Contrairement au droit cambodgien, le Code du travail français vise expressément les offres d’emploi dans son article L.123-1 § 1 a) relatif à l’offre d’emploi en énonçant que « nul ne peut mentionner ou faire mentionner dans une offre d’emploi, quels que soient les caractères du contrat de travail envisagé, ou dans toute autre forme de publicité relative à une embauche, le sexe ou la situation de famille du candidat recherché ». Les dispositions de cet article s’adressent non seulement aux employeurs qui ont pris l’initiative de l’embauche, mais aussi aux annonceurs qui rédigent et diffusent les offres d’emplois, c’est-à-dire toutes les personnes physique ou morale, publique ou privée. Le domaine d’application de l’article L.123-1 du Code du travail français est plus large quant aux personnes concernées que celui de l’article 416, alinéa 3 du Code pénal qui sanctionne uniquement l’employeur ou son représentant, coupable de discrimination au moment de l’embauchage.

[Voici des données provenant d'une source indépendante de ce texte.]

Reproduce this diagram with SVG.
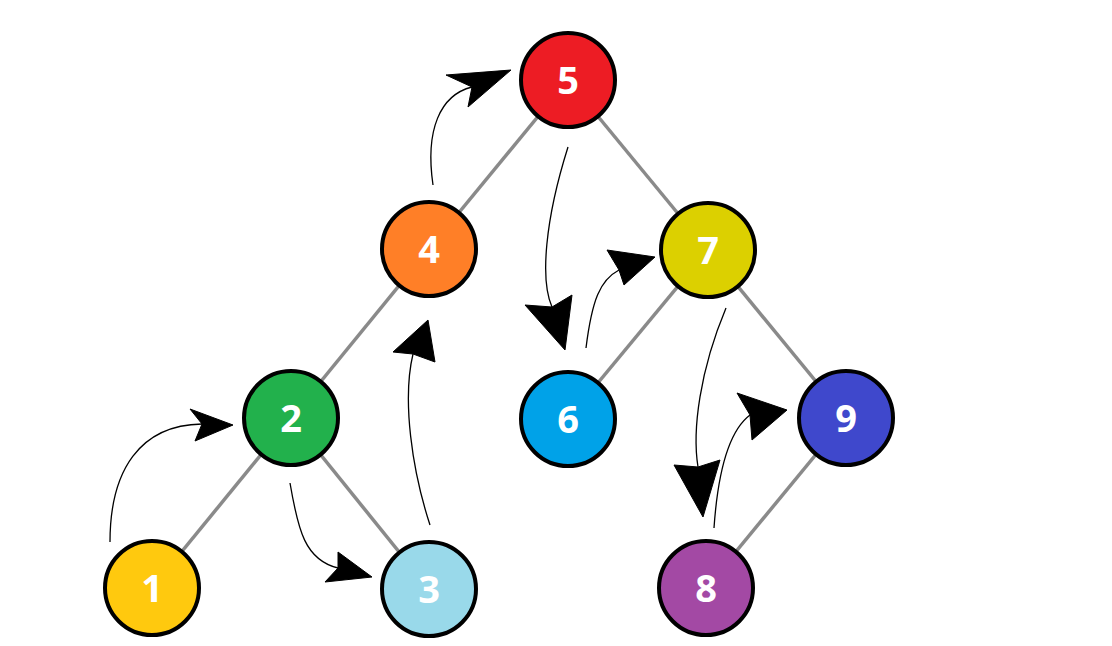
<svg xmlns="http://www.w3.org/2000/svg" width="1112" height="646" viewBox="0 0 1112 646">
<style>
.edge{stroke:#8a8a8a;stroke-width:3.5;fill:none}
.arc{stroke:#000;stroke-width:1.3;fill:none}
.head{fill:#000;stroke:#000;stroke-width:1;stroke-linejoin:miter}
.node circle{stroke:#000;stroke-width:4}
.node text{font-family:"Open Sans","DejaVu Sans",sans-serif;font-weight:bold;font-size:38px;fill:#fff;text-anchor:middle}
</style>
<rect width="1112" height="646" fill="#fff"/>
<g id="connectors">
<line class="edge" x1="152" y1="588" x2="291" y2="418"/>
<line class="edge" x1="291" y1="418" x2="429" y2="589"/>
<line class="edge" x1="291" y1="418" x2="429" y2="249"/>
<line class="edge" x1="429" y1="249" x2="568" y2="80"/>
<line class="edge" x1="568" y1="80" x2="708" y2="250"/>
<line class="edge" x1="708" y1="250" x2="568" y2="419"/>
<line class="edge" x1="708" y1="250" x2="846" y2="418"/>
<line class="edge" x1="846" y1="418" x2="706" y2="588"/>
<path class="arc" d="M110,542 C110,470 140,425 202,424"/>
<polygon class="head" points="233,425 190,409 202,424 195,441"/>
<path class="arc" d="M290,483 C298,530 305,560 338,568"/>
<polygon class="head" points="372,577 338,552 338,568 325,582"/>
<path class="arc" d="M430,525 C412,470 402,400 413,354"/>
<polygon class="head" points="428,320 393,352 413,354 435,362"/>
<path class="arc" d="M433,185 C425,130 440,95 472,87"/>
<polygon class="head" points="511,70 446,75 472,87 468,107"/>
<path class="arc" d="M568,147 C545,220 540,280 552,307"/>
<polygon class="head" points="565,350 525,305 552,307 572,295"/>
<path class="arc" d="M586,348 C592,300 600,280 619,270"/>
<polygon class="head" points="655,257 607,250 619,270 624,285"/>
<path class="arc" d="M726,308 C700,370 692,430 698,467"/>
<polygon class="head" points="703,517 674,465 698,467 720,460"/>
<path class="arc" d="M714,528 C718,470 730,430 750,415"/>
<polygon class="head" points="787,410 737,393 750,415 752,440"/>
</g>
<g id="n1" class="node"><circle cx="152" cy="588" r="47" fill="#FFC90E"/><text x="152" y="602">1</text></g>
<g id="n2" class="node"><circle cx="291" cy="418" r="47" fill="#22B14C"/><text x="291" y="432">2</text></g>
<g id="n3" class="node"><circle cx="429" cy="589" r="47" fill="#99D9EA"/><text x="429" y="603">3</text></g>
<g id="n4" class="node"><circle cx="429" cy="249" r="47" fill="#FF7F27"/><text x="429" y="263">4</text></g>
<g id="n5" class="node"><circle cx="568" cy="80" r="47" fill="#ED1C24"/><text x="568" y="94">5</text></g>
<g id="n6" class="node"><circle cx="568" cy="419" r="47" fill="#00A2E8"/><text x="568" y="433">6</text></g>
<g id="n7" class="node"><circle cx="708" cy="250" r="47" fill="#DCD000"/><text x="708" y="264">7</text></g>
<g id="n8" class="node"><circle cx="706" cy="588" r="47" fill="#A349A4"/><text x="706" y="602">8</text></g>
<g id="n9" class="node"><circle cx="846" cy="418" r="47" fill="#3F48CC"/><text x="846" y="432">9</text></g>
</svg>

Cependant, la plupart du temps, le recrutement passe par la sélection de CV avant même d’arriver à l’étape d’entretien. L’employeur ou son représentant peut écarter un candidat dès la sélection du dossier. L’employeur qui ne veut pas embaucher de femmes, de personnes âgées, de handicapés, de nationaux ou d’étrangers, peut simplement ne pas répondre ou répondre négativement sans autre argumentation.

Notes
214.

Article 2 du Code du travail cambodgien.

215.

Article 258, alinéa 2 du Code du travail cambodgien.

216.

L’alinéa 3 de l’article 258 est ainsi rédigé : « Tout employeur peut recruter directement les travailleurs pour son entreprise mais il doit remplir les formalités mentionnées à l’article 21 du présent Code ».

217.

Bien que le Cambodge ne soit pas un pays visé par le flux migratoire, le Gouvernement a fait preuve d’une volonté à s’engager pour se procurer le respect des Droits de l’Homme conformément à l’esprit de la Constitution de 1993 qui s’inspire elle-même des droits fondamentaux des Nations-Unies, en faisant partie des pays signataires de la Convention internationale sur la protection des droits de tous les travailleurs migrants et des membres de leur famille (1990). Celle-ci a été acceptée par le Gouvernement cambodgien le 27 septembre 2004. D’ailleurs, les étrangers au Cambodge peuvent particulièrement bénéficier également de la protection de leur droit dans la Déclaration et dans la Convention internationale relatives à l’élimination de toute forme de la discrimination raciale (1963 et 1965) dont l’article 1er de la Déclaration dispose que « la discrimination entre les êtres humains pour les motifs de race, de couleur ,ou d’origine ethnique est une offense de la dignité humaine et doit être condamnée comme un désaveu aux principes de la Charte des Nations Unies, comme une violation des droits de l’homme et des libertés fondamentales proclamés par la Déclaration Universelle des Droits de l’Homme ».

218.

L’article 262 § 1 b) du Code du travail cambodgien dispose que « le Ministère chargé du Travail peut retirer la carte de travail dans le cas où l’emploi à prolonger occupé par le titulaire de la carte de travail dans le Royaume du Cambodge fait l’objet d’une concurrence entre celui-ci et les travailleurs cambodgiens à la recherche du travail dans le pays. Ce retrait s’effectue à l’expiration de la carte de travail délivrée ou prolongée en faveur de cet étranger ».